Excerpted records
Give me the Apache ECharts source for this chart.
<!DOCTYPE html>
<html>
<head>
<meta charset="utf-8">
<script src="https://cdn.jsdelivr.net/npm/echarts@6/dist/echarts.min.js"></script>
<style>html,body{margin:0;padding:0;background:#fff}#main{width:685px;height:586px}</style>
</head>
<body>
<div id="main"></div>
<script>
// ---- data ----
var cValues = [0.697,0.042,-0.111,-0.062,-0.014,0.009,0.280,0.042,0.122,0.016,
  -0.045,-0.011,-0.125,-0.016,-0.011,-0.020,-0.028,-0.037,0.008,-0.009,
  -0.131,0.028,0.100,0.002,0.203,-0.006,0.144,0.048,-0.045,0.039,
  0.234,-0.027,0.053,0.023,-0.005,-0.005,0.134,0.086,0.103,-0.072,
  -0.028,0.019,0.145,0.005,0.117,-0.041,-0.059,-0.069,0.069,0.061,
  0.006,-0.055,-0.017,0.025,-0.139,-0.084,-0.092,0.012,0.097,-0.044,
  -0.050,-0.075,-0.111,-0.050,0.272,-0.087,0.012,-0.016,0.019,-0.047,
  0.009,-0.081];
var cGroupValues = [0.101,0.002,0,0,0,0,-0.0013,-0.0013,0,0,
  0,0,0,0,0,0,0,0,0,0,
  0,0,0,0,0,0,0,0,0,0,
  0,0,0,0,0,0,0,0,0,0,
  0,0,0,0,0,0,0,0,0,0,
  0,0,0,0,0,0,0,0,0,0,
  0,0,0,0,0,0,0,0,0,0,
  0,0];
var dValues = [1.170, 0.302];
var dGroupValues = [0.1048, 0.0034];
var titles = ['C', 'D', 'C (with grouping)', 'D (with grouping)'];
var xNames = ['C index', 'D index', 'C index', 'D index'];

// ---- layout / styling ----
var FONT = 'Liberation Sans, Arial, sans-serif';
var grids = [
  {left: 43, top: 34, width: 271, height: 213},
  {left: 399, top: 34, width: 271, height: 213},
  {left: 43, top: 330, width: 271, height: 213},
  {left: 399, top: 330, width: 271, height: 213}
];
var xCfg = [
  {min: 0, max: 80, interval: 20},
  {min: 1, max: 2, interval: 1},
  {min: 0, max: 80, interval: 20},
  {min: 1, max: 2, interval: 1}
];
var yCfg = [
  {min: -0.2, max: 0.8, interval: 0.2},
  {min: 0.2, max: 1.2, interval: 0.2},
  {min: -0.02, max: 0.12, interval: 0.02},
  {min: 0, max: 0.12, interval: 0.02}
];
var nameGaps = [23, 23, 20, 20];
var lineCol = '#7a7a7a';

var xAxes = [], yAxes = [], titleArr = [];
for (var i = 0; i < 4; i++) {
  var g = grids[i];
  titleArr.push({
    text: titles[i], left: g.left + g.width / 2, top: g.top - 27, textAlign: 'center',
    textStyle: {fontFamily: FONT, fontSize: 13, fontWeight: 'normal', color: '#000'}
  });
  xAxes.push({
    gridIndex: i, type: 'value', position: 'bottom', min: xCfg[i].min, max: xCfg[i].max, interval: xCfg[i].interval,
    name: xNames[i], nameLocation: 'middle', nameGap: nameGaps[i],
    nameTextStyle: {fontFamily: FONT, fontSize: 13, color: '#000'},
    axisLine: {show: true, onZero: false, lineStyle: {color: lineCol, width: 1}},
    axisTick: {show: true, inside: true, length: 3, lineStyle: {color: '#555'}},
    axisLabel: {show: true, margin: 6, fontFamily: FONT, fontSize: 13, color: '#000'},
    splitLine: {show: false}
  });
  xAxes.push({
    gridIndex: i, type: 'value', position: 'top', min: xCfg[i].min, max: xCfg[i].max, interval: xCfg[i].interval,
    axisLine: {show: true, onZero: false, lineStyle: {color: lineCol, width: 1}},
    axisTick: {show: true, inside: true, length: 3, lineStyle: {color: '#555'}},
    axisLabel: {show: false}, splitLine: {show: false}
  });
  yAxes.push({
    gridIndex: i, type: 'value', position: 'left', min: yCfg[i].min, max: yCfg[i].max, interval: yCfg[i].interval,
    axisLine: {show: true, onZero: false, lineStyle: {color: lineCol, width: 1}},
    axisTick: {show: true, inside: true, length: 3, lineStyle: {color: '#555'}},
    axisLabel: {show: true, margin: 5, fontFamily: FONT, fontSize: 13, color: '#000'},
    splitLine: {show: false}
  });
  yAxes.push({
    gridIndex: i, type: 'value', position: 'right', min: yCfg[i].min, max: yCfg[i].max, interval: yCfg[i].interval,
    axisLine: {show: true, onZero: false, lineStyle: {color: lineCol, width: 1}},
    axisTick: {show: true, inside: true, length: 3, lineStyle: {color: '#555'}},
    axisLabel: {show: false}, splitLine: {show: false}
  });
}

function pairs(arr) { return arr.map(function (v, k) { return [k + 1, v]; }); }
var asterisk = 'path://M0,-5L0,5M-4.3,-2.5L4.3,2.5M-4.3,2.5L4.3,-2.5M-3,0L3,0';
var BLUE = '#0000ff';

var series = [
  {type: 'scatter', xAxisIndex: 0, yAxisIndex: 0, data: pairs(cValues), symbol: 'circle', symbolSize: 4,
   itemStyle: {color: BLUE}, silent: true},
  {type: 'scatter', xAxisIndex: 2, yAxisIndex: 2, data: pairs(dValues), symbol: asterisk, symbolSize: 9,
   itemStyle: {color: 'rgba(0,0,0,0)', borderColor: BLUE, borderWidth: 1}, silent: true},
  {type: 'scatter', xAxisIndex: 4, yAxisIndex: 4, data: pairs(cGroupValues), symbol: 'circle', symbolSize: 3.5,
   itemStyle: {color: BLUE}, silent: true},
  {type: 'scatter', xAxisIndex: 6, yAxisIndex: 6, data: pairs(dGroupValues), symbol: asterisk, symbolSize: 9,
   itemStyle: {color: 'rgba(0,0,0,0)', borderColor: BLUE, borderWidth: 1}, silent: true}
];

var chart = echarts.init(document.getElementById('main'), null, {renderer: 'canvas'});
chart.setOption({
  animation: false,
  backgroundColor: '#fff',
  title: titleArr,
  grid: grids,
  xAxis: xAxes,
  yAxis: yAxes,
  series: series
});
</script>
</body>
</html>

==

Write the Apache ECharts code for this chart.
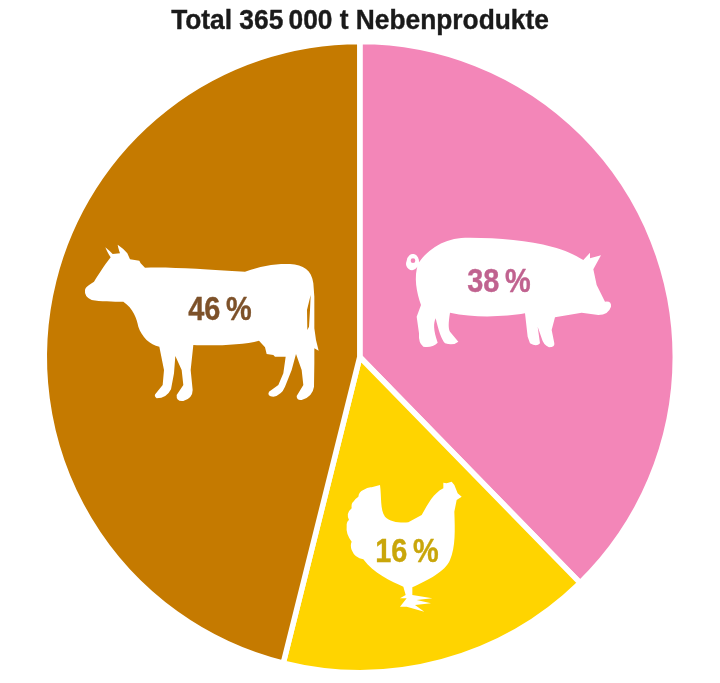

Exercise
Using the records above, gather all lines where the string "this" is present.

Correct answer
Give me the Apache ECharts source for this chart.
Write the Apache ECharts code for this chart.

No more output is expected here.